Sarah Bakewell’s How to Live – A Life of Montaigne in one question and twenty attempts at an answer was published in 2010. Your correspondent had read several parts of the book back then (its construction allows for some degree of such dipping but one loses the biographical thread of Montaigne’s life when one reads the book in this way) but undertook to read it fully over the holidays.
Given that the English language version of Michel de Montaigne’s Complete Essays (by Donald M. Frame) runs to some 1,000 pages, that Bakewell has condensed the gist of Montaigne’s thinking and his biography into 300 (well-written) pages makes her book a good point of entry to the observations and musings of Montaigne. As presented by Bakewell — 20 attempts at answers to the question on Montaigne’s mind — the book is about as interesting and entertaining a book I have read in some time, combining some of the major events in France in the period in which Montaigne lived (1533 – 1592) but also to present his ideas in ways a present-day reader can both relate to and profit by.
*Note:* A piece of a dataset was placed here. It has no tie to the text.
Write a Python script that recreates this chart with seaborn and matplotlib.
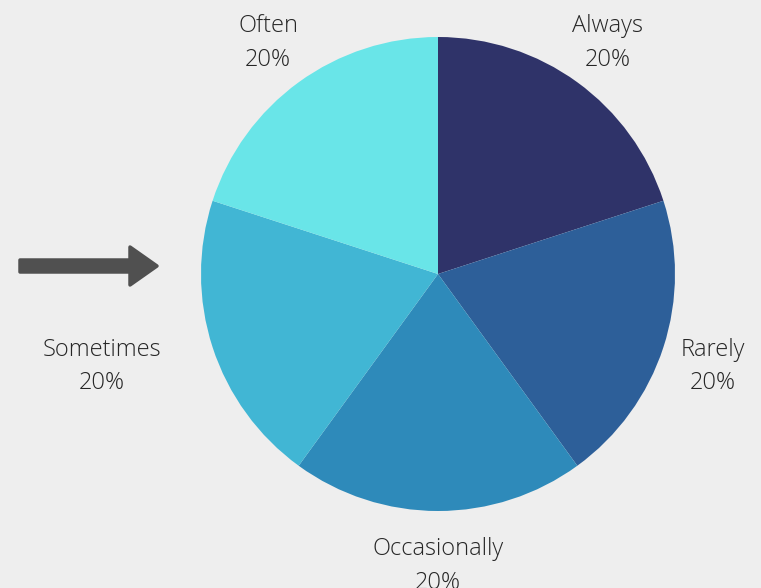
import matplotlib.pyplot as plt
import seaborn as sns
from matplotlib.patches import FancyArrow

# dados do gráfico
categorias = ['Always', 'Rarely', 'Occasionally', 'Sometimes', 'Often']
valores = [20, 20, 20, 20, 20]
cores = ['#2f3369', '#2d5f99', '#2e8aba', '#41b6d4', '#69e5e8']

sns.set_style('white')
plt.rcParams['font.family'] = ['Open Sans', 'DejaVu Sans']

fig = plt.figure(figsize=(7.61, 5.88), dpi=100, facecolor='#eeeeee')

# centro do pie em (438, 274) px, raio 237 px
raio_px = 237
lim = 1.3
lado = 2 * lim * raio_px
ax = fig.add_axes([(438 - lado / 2) / 761, (588 - 274 - lado / 2) / 588, lado / 761, lado / 588])
ax.set_facecolor('none')

rotulos = [f'{c}\n{v}%' for c, v in zip(categorias, valores)]
wedges, textos = ax.pie(valores, labels=rotulos, colors=cores, startangle=90, counterclock=False,
                        labeldistance=1.22, wedgeprops=dict(linewidth=0),
                        textprops=dict(fontsize=17, color='#262626', fontweight='light'))
for t in textos:
    t.set_ha('center')
    t.set_va('center')
    t.set_multialignment('center')
    t.set_linespacing(1.52)
    # pequeno ajuste vertical para bater com a referência
    t.set_y(t.get_position()[1] - 3 / raio_px)

# "Sometimes" fica mais afastado do pie na referência
textos[3].set_x(-336 / raio_px)

ax.set_xlim(-lim, lim)
ax.set_ylim(-lim, lim)
ax.axis('off')

# seta à esquerda
y_seta = (274 - 266) / raio_px
x0 = (20 - 438) / raio_px
x1 = (157 - 438) / raio_px
seta = FancyArrow(x0, y_seta, x1 - x0, 0, width=12 / raio_px, head_width=38 / raio_px,
                  head_length=27 / raio_px, length_includes_head=True, color='#505050',
                  linewidth=2.5, joinstyle='round', capstyle='round', clip_on=False)
ax.add_patch(seta)

fig.savefig('out.png', dpi=100, facecolor=fig.get_facecolor())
Rather than read a self-help, self-improvement book — on how to organize oneself to be more productive, more innovative, or more entrepreneurial, for example — or yet another business book on leadership, culture change, influence, engagement etcetera, I suggest reading Bakewell’s book instead; it may provide perspectives, ideas and suggestions for actions and tactics that could be more useful than reading yet more contemporary material.
I, for one, found it lively, entertaining and thought-provoking (but again, I am not an expert in such matters so please take with a grain of salt).